-- Begin --

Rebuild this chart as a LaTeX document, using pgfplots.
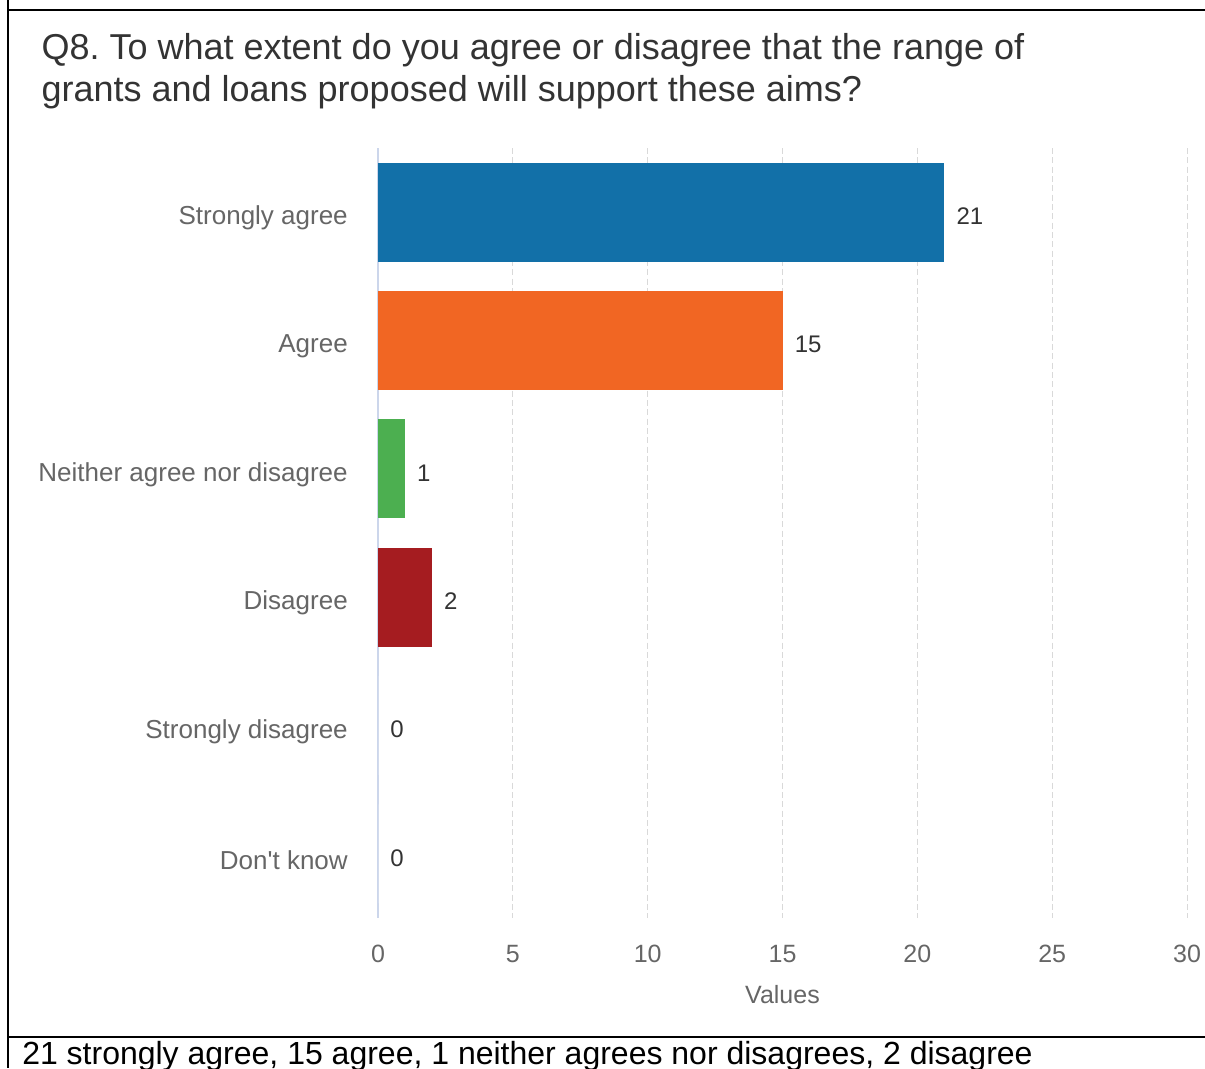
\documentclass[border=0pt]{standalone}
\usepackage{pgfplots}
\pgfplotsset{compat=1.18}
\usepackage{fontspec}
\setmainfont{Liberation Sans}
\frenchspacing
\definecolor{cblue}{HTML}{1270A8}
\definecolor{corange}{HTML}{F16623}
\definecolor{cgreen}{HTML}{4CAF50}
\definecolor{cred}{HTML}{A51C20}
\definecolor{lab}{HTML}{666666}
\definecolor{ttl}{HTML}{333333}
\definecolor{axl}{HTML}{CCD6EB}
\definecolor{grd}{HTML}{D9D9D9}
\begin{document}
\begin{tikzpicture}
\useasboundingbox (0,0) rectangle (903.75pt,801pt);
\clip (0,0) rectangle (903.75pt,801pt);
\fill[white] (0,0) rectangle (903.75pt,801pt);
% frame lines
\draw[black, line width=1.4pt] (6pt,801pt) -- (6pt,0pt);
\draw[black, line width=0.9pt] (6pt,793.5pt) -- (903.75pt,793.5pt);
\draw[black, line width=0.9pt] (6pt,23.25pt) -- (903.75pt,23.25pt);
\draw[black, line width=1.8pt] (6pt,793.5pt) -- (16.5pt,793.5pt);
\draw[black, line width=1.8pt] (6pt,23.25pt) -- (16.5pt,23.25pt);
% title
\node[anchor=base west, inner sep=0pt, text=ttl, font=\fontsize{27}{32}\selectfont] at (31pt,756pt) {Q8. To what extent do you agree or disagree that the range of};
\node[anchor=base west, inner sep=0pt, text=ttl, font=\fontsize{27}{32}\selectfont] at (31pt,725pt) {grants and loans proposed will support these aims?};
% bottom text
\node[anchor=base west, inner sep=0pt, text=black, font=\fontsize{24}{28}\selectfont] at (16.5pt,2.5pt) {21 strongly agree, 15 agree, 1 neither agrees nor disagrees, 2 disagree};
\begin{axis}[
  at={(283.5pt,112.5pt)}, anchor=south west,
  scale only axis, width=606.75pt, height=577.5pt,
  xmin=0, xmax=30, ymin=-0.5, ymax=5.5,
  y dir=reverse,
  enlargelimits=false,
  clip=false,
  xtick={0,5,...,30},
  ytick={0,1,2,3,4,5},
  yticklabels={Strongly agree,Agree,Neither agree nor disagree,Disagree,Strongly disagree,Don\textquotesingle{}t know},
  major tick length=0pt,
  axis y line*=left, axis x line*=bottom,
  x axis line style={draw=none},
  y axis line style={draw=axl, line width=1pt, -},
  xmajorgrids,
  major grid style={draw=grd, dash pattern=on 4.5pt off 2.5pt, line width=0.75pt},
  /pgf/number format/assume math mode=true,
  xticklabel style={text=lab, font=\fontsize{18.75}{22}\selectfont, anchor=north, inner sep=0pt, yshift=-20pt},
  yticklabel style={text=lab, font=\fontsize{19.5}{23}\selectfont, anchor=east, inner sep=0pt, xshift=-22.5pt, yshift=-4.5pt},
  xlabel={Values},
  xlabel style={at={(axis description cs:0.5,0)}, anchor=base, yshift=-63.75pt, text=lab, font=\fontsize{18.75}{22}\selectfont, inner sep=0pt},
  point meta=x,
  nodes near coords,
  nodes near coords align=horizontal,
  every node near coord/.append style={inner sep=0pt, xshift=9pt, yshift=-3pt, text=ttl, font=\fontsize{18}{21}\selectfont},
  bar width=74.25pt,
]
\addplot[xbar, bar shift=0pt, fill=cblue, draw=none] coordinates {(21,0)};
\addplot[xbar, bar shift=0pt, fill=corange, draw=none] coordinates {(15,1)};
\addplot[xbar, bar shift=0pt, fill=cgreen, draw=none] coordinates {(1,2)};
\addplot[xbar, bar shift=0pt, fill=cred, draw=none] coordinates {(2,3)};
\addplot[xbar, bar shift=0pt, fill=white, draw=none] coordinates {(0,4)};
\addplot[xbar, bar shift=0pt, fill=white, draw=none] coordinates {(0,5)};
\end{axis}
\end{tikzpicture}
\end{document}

-- End --

▸ **Given instruction**
Copy each line in full and exactly, omitting any picture.

▸ **Task output**
Rebuild this chart as a LaTeX document, using pgfplots.
\documentclass[border=0pt]{standalone}
\usepackage{pgfplots}
\pgfplotsset{compat=1.18}
\usepackage{fontspec}
\setmainfont{Liberation Sans}
\frenchspacing
\definecolor{cblue}{HTML}{1270A8}
\definecolor{corange}{HTML}{F16623}
\definecolor{cgreen}{HTML}{4CAF50}
\definecolor{cred}{HTML}{A51C20}
\definecolor{lab}{HTML}{666666}
\definecolor{ttl}{HTML}{333333}
\definecolor{axl}{HTML}{CCD6EB}
\definecolor{grd}{HTML}{D9D9D9}
\begin{document}
\begin{tikzpicture}
\useasboundingbox (0,0) rectangle (903.75pt,801pt);
\clip (0,0) rectangle (903.75pt,801pt);
\fill[white] (0,0) rectangle (903.75pt,801pt);
% frame lines
\draw[black, line width=1.4pt] (6pt,801pt) -- (6pt,0pt);
\draw[black, line width=0.9pt] (6pt,793.5pt) -- (903.75pt,793.5pt);
\draw[black, line width=0.9pt] (6pt,23.25pt) -- (903.75pt,23.25pt);
\draw[black, line width=1.8pt] (6pt,793.5pt) -- (16.5pt,793.5pt);
\draw[black, line width=1.8pt] (6pt,23.25pt) -- (16.5pt,23.25pt);
% title
\node[anchor=base west, inner sep=0pt, text=ttl, font=\fontsize{27}{32}\selectfont] at (31pt,756pt) {Q8. To what extent do you agree or disagree that the range of};
\node[anchor=base west, inner sep=0pt, text=ttl, font=\fontsize{27}{32}\selectfont] at (31pt,725pt) {grants and loans proposed will support these aims?};
% bottom text
\node[anchor=base west, inner sep=0pt, text=black, font=\fontsize{24}{28}\selectfont] at (16.5pt,2.5pt) {21 strongly agree, 15 agree, 1 neither agrees nor disagrees, 2 disagree};
\begin{axis}[
  at={(283.5pt,112.5pt)}, anchor=south west,
  scale only axis, width=606.75pt, height=577.5pt,
  xmin=0, xmax=30, ymin=-0.5, ymax=5.5,
  y dir=reverse,
  enlargelimits=false,
  clip=false,
  xtick={0,5,...,30},
  ytick={0,1,2,3,4,5},
  yticklabels={Strongly agree,Agree,Neither agree nor disagree,Disagree,Strongly disagree,Don\textquotesingle{}t know},
  major tick length=0pt,
  axis y line*=left, axis x line*=bottom,
  x axis line style={draw=none},
  y axis line style={draw=axl, line width=1pt, -},
  xmajorgrids,
  major grid style={draw=grd, dash pattern=on 4.5pt off 2.5pt, line width=0.75pt},
  /pgf/number format/assume math mode=true,
  xticklabel style={text=lab, font=\fontsize{18.75}{22}\selectfont, anchor=north, inner sep=0pt, yshift=-20pt},
  yticklabel style={text=lab, font=\fontsize{19.5}{23}\selectfont, anchor=east, inner sep=0pt, xshift=-22.5pt, yshift=-4.5pt},
  xlabel={Values},
  xlabel style={at={(axis description cs:0.5,0)}, anchor=base, yshift=-63.75pt, text=lab, font=\fontsize{18.75}{22}\selectfont, inner sep=0pt},
  point meta=x,
  nodes near coords,
  nodes near coords align=horizontal,
  every node near coord/.append style={inner sep=0pt, xshift=9pt, yshift=-3pt, text=ttl, font=\fontsize{18}{21}\selectfont},
  bar width=74.25pt,
]
\addplot[xbar, bar shift=0pt, fill=cblue, draw=none] coordinates {(21,0)};
\addplot[xbar, bar shift=0pt, fill=corange, draw=none] coordinates {(15,1)};
\addplot[xbar, bar shift=0pt, fill=cgreen, draw=none] coordinates {(1,2)};
\addplot[xbar, bar shift=0pt, fill=cred, draw=none] coordinates {(2,3)};
\addplot[xbar, bar shift=0pt, fill=white, draw=none] coordinates {(0,4)};
\addplot[xbar, bar shift=0pt, fill=white, draw=none] coordinates {(0,5)};
\end{axis}
\end{tikzpicture}
\end{document}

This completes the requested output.